The office I worked in was a whole floor, broken up by occasional cube walls; most of us worked on metal desks in open areas. Since it was the early 80s, no one had a computer on their desk, and all terminals were in a bullpen with sign-up sheets.
Across the wall from my desk, there was a little team of two called the "Microcomputer Group." Their job was to plan and facilitate the introduction of PCs (a generic term, not just IBM or clones) into the company. The manager and I started talking over the wall since we both had Apple II's at home. We shared our adventures with them. He wasn't a programmer but more a tinkerer.
One Friday in fall 1983, he told me over the wall that some folks had come from Headquarters along with people from every division to talk about something involving Apple II's and invited me to come along. I thought it would be a fun diversion from my usual work (I think I was still working on testing the Jovial compiler we were having built). Little did I know, this would change the direction of my life.
Leading the meeting, filled with many people I didn't know, were two VPs and what today would be the CIO (a title not in use at the time). Apparently the President of the company had requested that someone build an app so he could read his email at home on the Apple II he had bought for his son. At the time email was only available to executives (or more often their secretaries), and reading it at home was unheard of. They had ignored him, since there was a commercial app (VT-100 terminal emulator) that could be bought, and they figured they could just buy that if he insisted. However, when they tried that he got mad and insisted he wanted it built in house, so he gave them an ultimatum of some kind, and so they panicked. Thus this meeting was to find someone to not only build a VT-100 emulator on an Apple II (with only a 40 column screen), but do it in a week!
So when they asked who could write 6502 assembly on an Apple II, I raised my hand figuring everyone here was a programmer—and found only my hand had been raised! So they dismissed everyone else and explained to me what I had to do.
The job was to write a VT-100 terminal emulator, that called a modem bank in St Louis, in 6502 Assembly and display the 80 column data on a 40 column screen (somehow). All I would have was a couple manuals, some sample code from Apple on talking to a Hayes modem, an Apple III with a dev environment plus an Apple II and modem, and exactly 7 days. Plus they would stay local—I guess they were worried about their job or something.
I had written things in assembly languages at work, but all I knew about 6502 was a little play coding at home. None of the projects I had worked on had a UI, and I had never done any communications programming. Of course there was no Stackoverflow, open source, internet, or anyone I could ask for help.

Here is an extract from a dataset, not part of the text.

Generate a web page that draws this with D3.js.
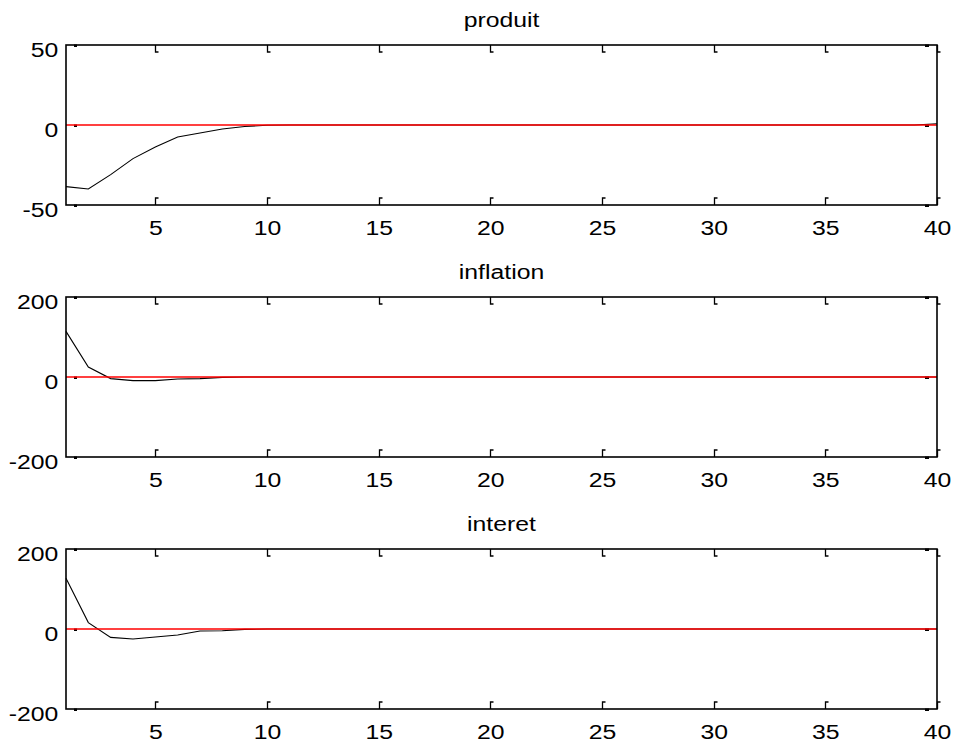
<!DOCTYPE html>
<html>
<head>
<meta charset="utf-8">
<script src="https://cdn.jsdelivr.net/npm/d3@7"></script>
<style>
  body { margin: 0; background: #fff; }
  svg { display: block; }
</style>
</head>
<body>
<div id="chart"></div>
<script>
// horizon (periods) and panel data
const periods = d3.range(1, 41);
const titles = ['produit', 'inflation', 'interet'];
const xTicks = [5, 10, 15, 20, 25, 30, 35, 40];
const produitTicks = [-50, 0, 50];
const inflationTicks = [-200, 0, 200];
const interetTicks = [-200, 0, 200];
const produit = [-38.5, -40, -31, -21, -13.7, -7.5, -5, -2.5, -0.9, -0.2,
  0, 0, 0, 0, 0, 0, 0, 0, 0, 0,
  0, 0, 0, 0, 0, 0, 0, 0, 0, 0,
  0, 0, 0, 0, 0, 0, 0, 0, 0, 0.8];
const inflation = [114, 25, -4, -9, -9, -5, -4, -1, 0, 0,
  0, 0, 0, 0, 0, 0, 0, 0, 0, 0,
  0, 0, 0, 0, 0, 0, 0, 0, 0, 0,
  0, 0, 0, 0, 0, 0, 0, 0, 0, 0];
const interet = [127, 16, -21, -25, -20, -15, -5, -4.5, -1, 0,
  0, 0, 0, 0, 0, 0, 0, 0, 0, 0,
  0, 0, 0, 0, 0, 0, 0, 0, 0, 0,
  0, 0, 0, 0, 0, 0, 0, 0, 0, 0];

const width = 955, height = 749;
const left = 66, right = 937;
const tops = [45, 297, 549];
const panelHeight = 160;
const stretch = 1.18;  // the original picture is a bit wider than tall
const font = 'Arial, "Liberation Sans", sans-serif';

const panels = [
  { title: titles[0], values: produit, ticks: produitTicks },
  { title: titles[1], values: inflation, ticks: inflationTicks },
  { title: titles[2], values: interet, ticks: interetTicks }
];

const svg = d3.select('#chart').append('svg')
  .attr('width', width)
  .attr('height', height);

const x = d3.scaleLinear()
  .domain([1, 40])
  .range([left, right]);

panels.forEach((p, i) => {
  const top = tops[i];
  const bottom = top + panelHeight;
  const y = d3.scaleLinear()
    .domain(d3.extent(p.ticks))
    .range([bottom, top]);
  const g = svg.append('g');

  // title
  g.append('text')
    .attr('transform', `translate(${(left + right) / 2}, ${top - 18}) scale(${stretch}, 1)`)
    .attr('text-anchor', 'middle')
    .attr('font-family', font)
    .attr('font-size', '21px')
    .text(p.title);

  // x axis labels
  const xAxis = d3.axisBottom(x)
    .tickValues(xTicks)
    .tickSize(0)
    .tickPadding(15)
    .tickFormat(d => d);
  const gx = g.append('g')
    .attr('transform', `translate(0, ${bottom})`)
    .call(xAxis);
  gx.select('.domain').remove();
  gx.selectAll('text')
    .attr('font-family', font)
    .attr('font-size', '21px')
    .attr('fill', '#000')
    .attr('transform', `scale(${stretch}, 1)`);

  // y axis labels
  const yAxis = d3.axisLeft(y)
    .tickValues(p.ticks)
    .tickSize(0)
    .tickPadding(6.5)
    .tickFormat(d => d);
  const gy = g.append('g')
    .attr('transform', `translate(${left}, 0)`)
    .call(yAxis);
  gy.select('.domain').remove();
  gy.selectAll('text')
    .attr('font-family', font)
    .attr('font-size', '21px')
    .attr('fill', '#000')
    .attr('dy', '0.56em')
    .attr('transform', `scale(${stretch}, 1)`);

  // small tick marks inside the box
  const tickPath = d3.path();
  xTicks.forEach(t => {
    const tx = Math.round(x(t)) + 0.5;
    tickPath.moveTo(tx, top);
    tickPath.lineTo(tx, top + 7);
    tickPath.lineTo(tx + 3, top + 7);
    tickPath.moveTo(tx, bottom);
    tickPath.lineTo(tx, bottom - 7);
    tickPath.lineTo(tx + 3, bottom - 7);
  });
  g.append('path')
    .attr('d', tickPath.toString())
    .attr('fill', 'none')
    .attr('stroke', '#000')
    .attr('stroke-width', 1.3);

  g.append('g')
    .selectAll('rect')
    .data(p.ticks)
    .join('rect')
      .attr('x', left + 8)
      .attr('y', d => y(d) - 0.5)
      .attr('width', 3)
      .attr('height', 2.5)
      .attr('fill', '#000');
  g.append('g')
    .selectAll('rect')
    .data(p.ticks)
    .join('rect')
      .attr('x', right - 12)
      .attr('y', d => y(d) - 0.5)
      .attr('width', 4)
      .attr('height', 2.5)
      .attr('fill', '#000');

  // response line
  const line = d3.line()
    .x((d, j) => x(periods[j]))
    .y(d => y(d));
  g.append('path')
    .datum(p.values)
    .attr('d', line)
    .attr('fill', 'none')
    .attr('stroke', '#000')
    .attr('stroke-width', 1.1);

  // zero line, drawn over the response
  g.append('line')
    .attr('x1', left)
    .attr('x2', right)
    .attr('y1', y(0))
    .attr('y2', y(0))
    .attr('stroke', '#ff0000')
    .attr('stroke-width', 1.5);

  // box
  g.append('rect')
    .attr('x', left)
    .attr('y', top)
    .attr('width', right - left)
    .attr('height', panelHeight)
    .attr('fill', 'none')
    .attr('stroke', '#000')
    .attr('stroke-width', 1.6);
});
</script>
</body>
</html>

Somehow I was able to build the app, figure out how to flip the screen to show 80 column messages, and built the app by the following Saturday where I was able to demo it using one their logins. I worked all the last night (they fed me bad pizza at 2am causing some delay when it "returned"). It worked, and the President was thrilled.
Now I decided having conquered a somewhat impossible task, I wanted in on the Microcomputer Group. My manager's manager said no, but I used my new friends in high places to get in.

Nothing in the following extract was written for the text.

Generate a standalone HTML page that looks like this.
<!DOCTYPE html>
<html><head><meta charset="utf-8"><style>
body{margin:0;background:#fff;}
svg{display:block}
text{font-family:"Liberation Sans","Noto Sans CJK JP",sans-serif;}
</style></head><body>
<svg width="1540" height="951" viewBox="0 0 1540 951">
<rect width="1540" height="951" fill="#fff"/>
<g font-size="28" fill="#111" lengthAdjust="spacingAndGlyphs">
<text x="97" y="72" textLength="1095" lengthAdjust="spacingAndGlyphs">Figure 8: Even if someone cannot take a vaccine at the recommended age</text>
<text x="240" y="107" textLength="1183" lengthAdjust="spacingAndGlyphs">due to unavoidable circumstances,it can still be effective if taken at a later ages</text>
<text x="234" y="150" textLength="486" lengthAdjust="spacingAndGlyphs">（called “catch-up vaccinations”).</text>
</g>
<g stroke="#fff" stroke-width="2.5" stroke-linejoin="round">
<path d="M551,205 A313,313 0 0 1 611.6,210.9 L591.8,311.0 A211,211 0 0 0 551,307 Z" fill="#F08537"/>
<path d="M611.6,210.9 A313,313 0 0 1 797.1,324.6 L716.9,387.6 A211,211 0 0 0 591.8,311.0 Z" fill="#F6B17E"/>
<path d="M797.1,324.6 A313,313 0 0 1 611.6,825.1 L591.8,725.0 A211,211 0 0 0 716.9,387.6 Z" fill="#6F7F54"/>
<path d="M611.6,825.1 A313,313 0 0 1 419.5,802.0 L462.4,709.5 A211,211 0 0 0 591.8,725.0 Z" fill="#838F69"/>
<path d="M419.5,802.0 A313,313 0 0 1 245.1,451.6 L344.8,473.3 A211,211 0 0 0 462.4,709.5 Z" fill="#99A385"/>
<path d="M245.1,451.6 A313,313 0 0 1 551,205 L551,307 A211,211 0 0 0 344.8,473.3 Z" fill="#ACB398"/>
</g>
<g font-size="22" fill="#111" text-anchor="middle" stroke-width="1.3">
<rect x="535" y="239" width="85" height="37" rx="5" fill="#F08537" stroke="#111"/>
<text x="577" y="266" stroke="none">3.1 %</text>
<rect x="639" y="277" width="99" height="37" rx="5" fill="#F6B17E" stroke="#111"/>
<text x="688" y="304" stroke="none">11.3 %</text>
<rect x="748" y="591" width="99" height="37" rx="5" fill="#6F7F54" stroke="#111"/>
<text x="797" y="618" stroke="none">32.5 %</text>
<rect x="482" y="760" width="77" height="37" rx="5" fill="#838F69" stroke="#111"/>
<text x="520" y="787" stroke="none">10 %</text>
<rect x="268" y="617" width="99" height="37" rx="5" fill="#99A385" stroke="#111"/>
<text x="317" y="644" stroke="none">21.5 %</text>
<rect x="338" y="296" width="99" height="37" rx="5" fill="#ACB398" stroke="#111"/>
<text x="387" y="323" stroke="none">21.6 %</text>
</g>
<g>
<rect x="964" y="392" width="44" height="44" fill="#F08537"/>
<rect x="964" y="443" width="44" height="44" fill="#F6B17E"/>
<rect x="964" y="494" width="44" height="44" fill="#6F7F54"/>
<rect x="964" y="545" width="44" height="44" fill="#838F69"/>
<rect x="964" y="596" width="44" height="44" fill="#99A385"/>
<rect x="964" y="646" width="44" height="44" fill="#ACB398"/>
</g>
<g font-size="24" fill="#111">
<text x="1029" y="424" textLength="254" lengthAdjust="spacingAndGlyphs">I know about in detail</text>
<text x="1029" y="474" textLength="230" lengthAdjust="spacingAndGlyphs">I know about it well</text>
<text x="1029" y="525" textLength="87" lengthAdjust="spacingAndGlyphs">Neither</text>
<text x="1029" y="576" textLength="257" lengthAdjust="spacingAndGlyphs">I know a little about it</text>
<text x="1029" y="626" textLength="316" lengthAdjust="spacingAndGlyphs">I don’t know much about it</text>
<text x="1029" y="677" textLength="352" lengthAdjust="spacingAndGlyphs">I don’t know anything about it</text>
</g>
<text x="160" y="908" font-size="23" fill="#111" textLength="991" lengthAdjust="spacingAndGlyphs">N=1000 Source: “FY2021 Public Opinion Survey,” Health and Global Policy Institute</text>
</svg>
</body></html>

Soon I became the only PC (Apple and IBM) programmer that I knew of in the world largest defense contractor. I had a great time with that manager, we both got email addresses at a local bulletin board, but the only people we knew to email was each other. After a year I left to eventually start my first company.
Basically talking over the wall, and going to that random meeting, gave me the idea that I should stick to programming, and never looked back.
About 15 years later I ran into that manager again, and he was close to dying from a kidney ailment. I spent a day with him, driving him around so he could take some photographs, and having lunch. We didn't talk much about work, mostly he wanted to get out of being in bed and see the world a bit.
He passed away soon afterwards. But I will always remember how a shared interest between us changed the direction of my life.